▸ TASK BRIEF:
Retype exactly the lines from the line containing "Rebuild this chart" through the line containing "plt.rcParams['font.family'] = ['Liberation", both included, and nothing more; skip the pictures.
::::::
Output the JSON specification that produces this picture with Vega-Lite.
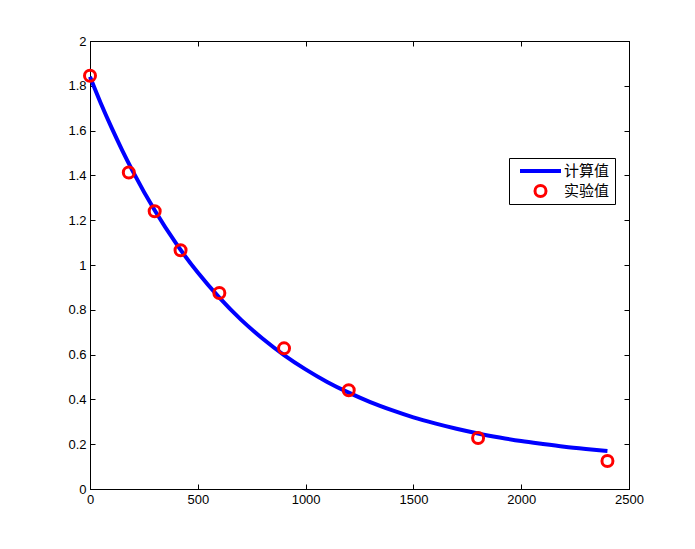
{
  "$schema": "https://vega.github.io/schema/vega-lite/v6.json",
  "width": 539,
  "height": 448,
  "autosize": "none",
  "padding": {"left": 90, "top": 41, "right": 66, "bottom": 60},
  "background": "white",
  "config": {
    "view": {"stroke": "black", "strokeWidth": 1},
    "axis": {
      "domainColor": "black",
      "tickColor": "black",
      "labelColor": "black",
      "labelFont": "Liberation Sans",
      "labelFontSize": 13,
      "labelFlush": false,
      "labelOverlap": false,
      "grid": false,
      "tickSize": -5,
      "title": null
    }
  },
  "datasets": {
    "calc": [
      {"x": 0, "y": 1.84, "series": "计算值"},
      {"x": 50, "y": 1.722, "series": "计算值"},
      {"x": 100, "y": 1.613, "series": "计算值"},
      {"x": 150, "y": 1.511, "series": "计算值"},
      {"x": 200, "y": 1.416, "series": "计算值"},
      {"x": 300, "y": 1.244, "series": "计算值"},
      {"x": 400, "y": 1.095, "series": "计算值"},
      {"x": 500, "y": 0.966, "series": "计算值"},
      {"x": 600, "y": 0.854, "series": "计算值"},
      {"x": 700, "y": 0.756, "series": "计算值"},
      {"x": 800, "y": 0.672, "series": "计算值"},
      {"x": 900, "y": 0.598, "series": "计算值"},
      {"x": 1000, "y": 0.534, "series": "计算值"},
      {"x": 1100, "y": 0.478, "series": "计算值"},
      {"x": 1200, "y": 0.43, "series": "计算值"},
      {"x": 1300, "y": 0.388, "series": "计算值"},
      {"x": 1400, "y": 0.352, "series": "计算值"},
      {"x": 1500, "y": 0.32, "series": "计算值"},
      {"x": 1600, "y": 0.293, "series": "计算值"},
      {"x": 1700, "y": 0.269, "series": "计算值"},
      {"x": 1800, "y": 0.248, "series": "计算值"},
      {"x": 1900, "y": 0.23, "series": "计算值"},
      {"x": 2000, "y": 0.214, "series": "计算值"},
      {"x": 2100, "y": 0.201, "series": "计算值"},
      {"x": 2200, "y": 0.189, "series": "计算值"},
      {"x": 2300, "y": 0.179, "series": "计算值"},
      {"x": 2400, "y": 0.17, "series": "计算值"}
    ],
    "exp": [
      {"x": 0, "y": 1.845, "series": "实验值"},
      {"x": 180, "y": 1.413, "series": "实验值"},
      {"x": 300, "y": 1.24, "series": "实验值"},
      {"x": 420, "y": 1.066, "series": "实验值"},
      {"x": 600, "y": 0.875, "series": "实验值"},
      {"x": 900, "y": 0.628, "series": "实验值"},
      {"x": 1200, "y": 0.441, "series": "实验值"},
      {"x": 1800, "y": 0.228, "series": "实验值"},
      {"x": 2400, "y": 0.125, "series": "实验值"}
    ]
  },
  "layer": [
    {
      "data": {"name": "calc"},
      "mark": {"type": "line", "strokeWidth": 4, "interpolate": "monotone"},
      "encoding": {
        "x": {"field": "x", "type": "quantitative", "scale": {"domain": [0, 2500], "nice": false, "zero": false, "padding": 0},
              "axis": {"orient": "bottom", "values": [0, 500, 1000, 1500, 2000, 2500], "format": "d", "labelPadding": 9}},
        "y": {"field": "y", "type": "quantitative", "scale": {"domain": [0, 2], "nice": false, "zero": false, "padding": 0},
              "axis": {"orient": "left", "values": [0, 0.2, 0.4, 0.6, 0.8, 1, 1.2, 1.4, 1.6, 1.8, 2], "format": "~g", "labelPadding": 9}},
        "color": {
          "field": "series", "type": "nominal",
          "scale": {"domain": ["计算值", "实验值"], "range": ["#0000ff", "#ff0000"]},
          "legend": {
            "orient": "none", "legendX": 419, "legendY": 117,
            "title": null,
            "strokeColor": "black", "fillColor": "white",
            "padding": 5,
            "labelFont": "Noto Sans CJK SC", "labelFontSize": 15, "labelColor": "black",
            "labelOffset": 16,
            "symbolOffset": 19,
            "symbolSize": 121,
            "clipHeight": 16,
            "rowPadding": 4,
            "encode": {
              "symbols": {
                "update": {
                  "shape": {"signal": "datum.value === '计算值' ? 'stroke' : 'circle'"},
                  "size": {"signal": "datum.value === '计算值' ? 1681 : 121"},
                  "strokeWidth": {"signal": "datum.value === '计算值' ? 4 : 3"},
                  "fill": {"value": "transparent"},
                  "opacity": {"value": 1}
                }
              }
            }
          }
        }
      }
    },
    {
      "data": {"name": "exp"},
      "mark": {"type": "point", "shape": "circle", "filled": false, "size": 121, "strokeWidth": 3, "opacity": 1},
      "encoding": {
        "x": {"field": "x", "type": "quantitative", "scale": {"domain": [0, 2500], "nice": false, "zero": false, "padding": 0},
              "axis": {"orient": "top", "labels": false, "values": [0, 500, 1000, 1500, 2000, 2500]}},
        "y": {"field": "y", "type": "quantitative", "scale": {"domain": [0, 2], "nice": false, "zero": false, "padding": 0},
              "axis": {"orient": "right", "labels": false, "values": [0, 0.2, 0.4, 0.6, 0.8, 1, 1.2, 1.4, 1.6, 1.8, 2]}},
        "color": {"field": "series", "type": "nominal"}
      }
    }
  ]
}
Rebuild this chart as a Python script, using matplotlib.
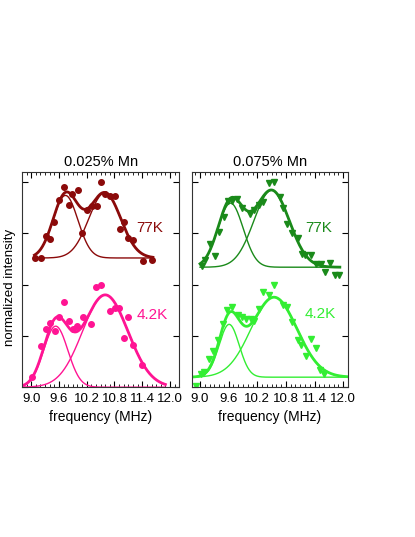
import numpy as np
import matplotlib.pyplot as plt
from matplotlib.ticker import MultipleLocator, NullFormatter

plt.rcParams['font.family'] = ['Liberation Sans', 'DejaVu Sans']

# ---- data ----
# 0.025% Mn, 77K
f_a77 = [9.09, 9.21, 9.32, 9.41, 9.50, 9.61, 9.70, 9.81, 9.89, 10.01, 10.10, 10.20,
         10.31, 10.42, 10.50, 10.60, 10.71, 10.81, 10.91, 11.00, 11.09, 11.21, 11.41, 11.60]
y_a77 = [2.52, 2.52, 2.94, 2.89, 3.22, 3.65, 3.90, 3.55, 3.76, 3.85, 3.00, 3.45,
         3.54, 3.53, 4.01, 3.76, 3.73, 3.73, 3.08, 3.23, 2.91, 2.87, 2.46, 2.48]
# 0.025% Mn, 4.2K
f_a4 = [9.02, 9.21, 9.31, 9.40, 9.51, 9.60, 9.71, 9.81, 9.91, 10.00, 10.12, 10.30,
        10.41, 10.50, 10.70, 10.81, 10.90, 11.00, 11.10, 11.20, 11.40]
y_a4 = [0.20, 0.80, 1.14, 1.26, 1.10, 1.37, 1.67, 1.29, 1.14, 1.19, 1.37, 1.24,
        1.96, 1.99, 1.48, 1.55, 1.55, 0.95, 1.37, 0.83, 0.44]
# 0.075% Mn, 77K
f_b77 = [9.04, 9.10, 9.21, 9.31, 9.40, 9.50, 9.59, 9.67, 9.77, 9.88, 10.05, 10.13,
         10.24, 10.31, 10.44, 10.56, 10.67, 10.74, 10.83, 10.93, 11.05, 11.14, 11.21,
         11.32, 11.43, 11.53, 11.62, 11.72, 11.82, 11.91]
y_b77 = [2.37, 2.48, 2.80, 2.55, 3.03, 3.32, 3.64, 3.64, 3.67, 3.50, 3.38, 3.45,
         3.56, 3.62, 3.98, 4.00, 3.71, 3.50, 3.18, 3.01, 2.91, 2.60, 2.58,
         2.58, 2.40, 2.41, 2.25, 2.43, 2.18, 2.18]
# 0.075% Mn, 4.2K
f_b4 = [8.91, 9.01, 9.08, 9.18, 9.28, 9.38, 9.48, 9.57, 9.68, 9.79, 9.87, 9.96, 10.06,
        10.14, 10.23, 10.33, 10.44, 10.56, 10.73, 10.82, 10.93, 11.05, 11.11, 11.23,
        11.32, 11.43, 11.51, 11.60]
y_b4 = [0.03, 0.26, 0.30, 0.55, 0.71, 0.92, 1.24, 1.50, 1.57, 1.41, 1.37, 1.33, 1.33,
        1.29, 1.52, 1.85, 1.80, 2.00, 1.61, 1.56, 1.27, 0.92, 0.83, 0.60,
        0.94, 0.76, 0.34, 0.26]

# two-gaussian fit parameters: offset, (amp, centre, sigma) x 2, fit range
fit_a77 = dict(base=2.52, p1=(1.22, 9.74, 0.27), p2=(1.27, 10.59, 0.345), rng=(9.07, 11.63))
fit_a4 = dict(base=0.0, p1=(1.19, 9.53, 0.262), p2=(1.80, 10.60, 0.49), rng=(8.80, 11.90))
fit_b77 = dict(base=2.34, p1=(1.25, 9.64, 0.264), p2=(1.50, 10.50, 0.37), rng=(9.00, 11.93))
fit_b4 = dict(base=0.195, p1=(1.03, 9.61, 0.211), p2=(1.56, 10.55, 0.48), rng=(8.83, 12.10))

c_red, c_pink = '#8b0a0a', '#ff1493'
c_dgreen, c_lgreen = '#1a8a1a', '#33ee33'


def gauss(x, a, m, s):
    return a * np.exp(-(x - m) ** 2 / (2 * s ** 2))


def draw_fit(ax, fit, color):
    x = np.linspace(fit['rng'][0], fit['rng'][1], 300)
    g1 = gauss(x, *fit['p1'])
    g2 = gauss(x, *fit['p2'])
    ax.plot(x, fit['base'] + g1, color=color, lw=1)
    ax.plot(x, fit['base'] + g2, color=color, lw=1)
    ax.plot(x, fit['base'] + g1 + g2, color=color, lw=2)


def style(ax, xlim):
    ax.set_xlim(*xlim)
    ax.set_ylim(0, 4.2)
    ax.xaxis.set_major_locator(MultipleLocator(0.6))
    ax.xaxis.set_minor_locator(MultipleLocator(0.1))
    ax.yaxis.set_major_locator(MultipleLocator(1))
    ax.yaxis.set_major_formatter(NullFormatter())
    ax.tick_params(which='both', direction='in', top=True, right=True, labelsize=9.5)
    ax.tick_params(which='major', length=4, width=0.8)
    ax.tick_params(which='minor', length=2, width=0.6)
    ax.tick_params(axis='x', pad=4)
    for sp in ax.spines.values():
        sp.set_color('#333333')
        sp.set_linewidth(0.8)
    ax.set_xlabel('frequency (MHz)', fontsize=10)


fig = plt.figure(figsize=(4.15, 5.37), dpi=100)
ax1 = fig.add_axes([0.054, 0.279, 0.378, 0.401])
ax2 = fig.add_axes([0.462, 0.279, 0.377, 0.401])

# left panel
ax1.plot(f_a77, y_a77, 'o', color=c_red, ms=4)
draw_fit(ax1, fit_a77, c_red)
ax1.plot(f_a4, y_a4, 'o', color=c_pink, ms=4)
draw_fit(ax1, fit_a4, c_pink)
ax1.text(11.27, 3.11, '77K', color=c_red, fontsize=11, va='center')
ax1.text(11.27, 1.41, '4.2K', color=c_pink, fontsize=11, va='center')
ax1.set_title('0.025% Mn', fontsize=10.5, pad=4)
style(ax1, (8.81, 12.2))

# right panel
ax2.plot(f_b77, y_b77, 'v', color=c_dgreen, ms=4.5)
draw_fit(ax2, fit_b77, c_dgreen)
ax2.plot(f_b4, y_b4, 'v', color=c_lgreen, ms=4.5)
draw_fit(ax2, fit_b4, c_lgreen)
ax2.text(11.2, 3.10, '77K', color=c_dgreen, fontsize=11, va='center')
ax2.text(11.2, 1.43, '4.2K', color=c_lgreen, fontsize=11, va='center')
ax2.set_title('0.075% Mn', fontsize=10.5, pad=4)
style(ax2, (8.826, 12.105))

fig.text(0.024, 0.464, 'normalized intensity', rotation=90, fontsize=9.5,
         ha='center', va='center')

fig.savefig('out.png', dpi=100)
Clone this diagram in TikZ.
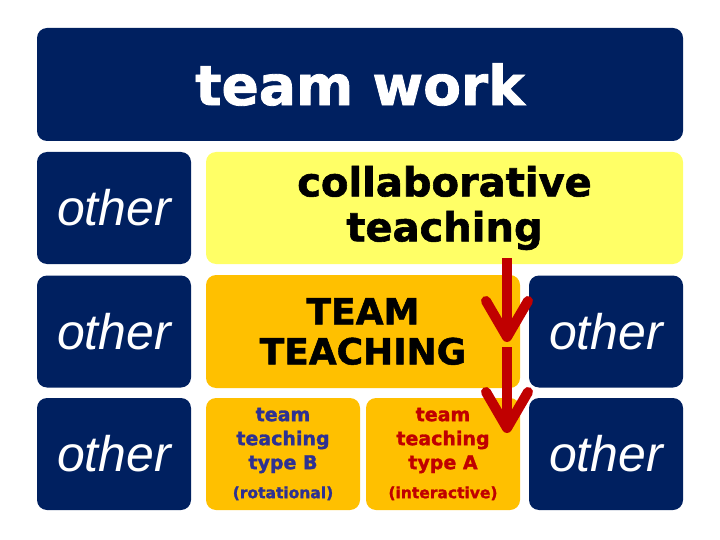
\documentclass[tikz,border=0pt]{standalone}
\usepackage{fontspec}
\setmainfont{Liberation Sans}
\newfontfamily\heavyfont{DejaVu Sans}[BoldFeatures={FakeBold=1.5}]
\usetikzlibrary{arrows.meta}
\definecolor{navy}{HTML}{002060}
\definecolor{paleyellow}{HTML}{FFFF66}
\definecolor{gold}{HTML}{FFC000}
\definecolor{darkred}{HTML}{C00000}
\definecolor{indigo}{HTML}{2E3192}
\tikzset{
  box/.style={rounded corners=10pt, inner sep=0pt, align=center},
  navybox/.style={box, fill=navy, text=white, minimum width=154pt, minimum height=112pt,
    font=\fontsize{50}{50}\selectfont\itshape},
  goldbox/.style={box, fill=gold, minimum width=154pt, minimum height=112pt,
    font=\heavyfont\bfseries\fontsize{19}{24}\selectfont},
  downarrow/.style={darkred, line width=10pt, -{Straight Barb[length=36pt, width=42pt, round]}}
}
\begin{document}
\begin{tikzpicture}[x=1pt, y=-1pt]
  \useasboundingbox (0,0) rectangle (720,540);
  % top bar
  \node[box, fill=navy, text=white, minimum width=646pt, minimum height=113pt,
    font=\heavyfont\bfseries\fontsize{55}{55}\selectfont] (teamwork) at (360,84.5) {team work};
  % left column
  \node[navybox] (other1) at (114,208) {other};
  \node[navybox] (other2) at (114,331.5) {other};
  \node[navybox] (other3) at (114,454) {other};
  % middle
  \node[box, fill=paleyellow, minimum width=477pt, minimum height=112pt,
    font=\heavyfont\bfseries\fontsize{40}{45}\selectfont] (collab) at (444.5,208) {collaborative\\teaching};
  \node[box, fill=gold, minimum width=314pt, minimum height=113pt,
    font=\heavyfont\bfseries\fontsize{36}{40}\selectfont] (teamteach) at (363,331.5) {TEAM\\TEACHING};
  \node[goldbox, text=indigo] (typeB) at (283,454) {team\\teaching\\type B\\[5pt]{\fontsize{15.5}{18}\selectfont(rotational)}};
  \node[goldbox, text=darkred] (typeA) at (443,454) {team\\teaching\\type A\\[5pt]{\fontsize{15.5}{18}\selectfont(interactive)}};
  % right column
  \node[navybox] (other4) at (606,331.5) {other};
  \node[navybox] (other5) at (606,454) {other};
  % arrows
  \coordinate (a1) at (507,258);
  \coordinate (a2) at (507,342);
  \coordinate (a3) at (507,347);
  \coordinate (a4) at (507,433);
  \draw[downarrow] (a1) -- (a2);
  \draw[downarrow] (a3) -- (a4);
\end{tikzpicture}
\end{document}
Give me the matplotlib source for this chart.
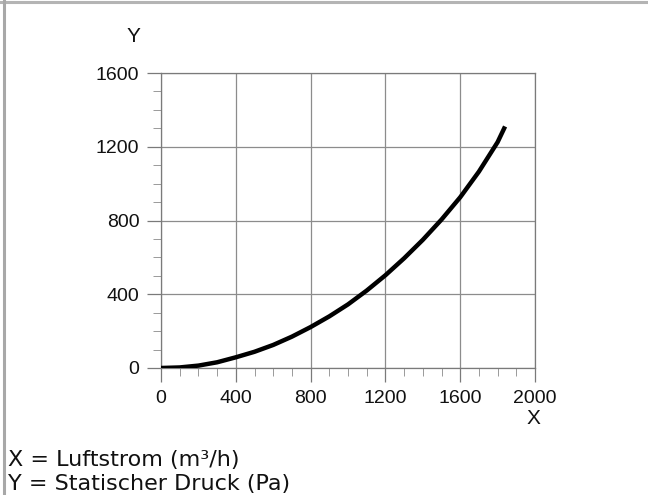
::::::
▸ WORKED SOLUTION:
Rebuild this chart as a Python script, using matplotlib.
import numpy as np
import matplotlib.pyplot as plt
from matplotlib.ticker import MultipleLocator, NullFormatter

plt.rcParams['font.family'] = ['Liberation Sans', 'DejaVu Sans']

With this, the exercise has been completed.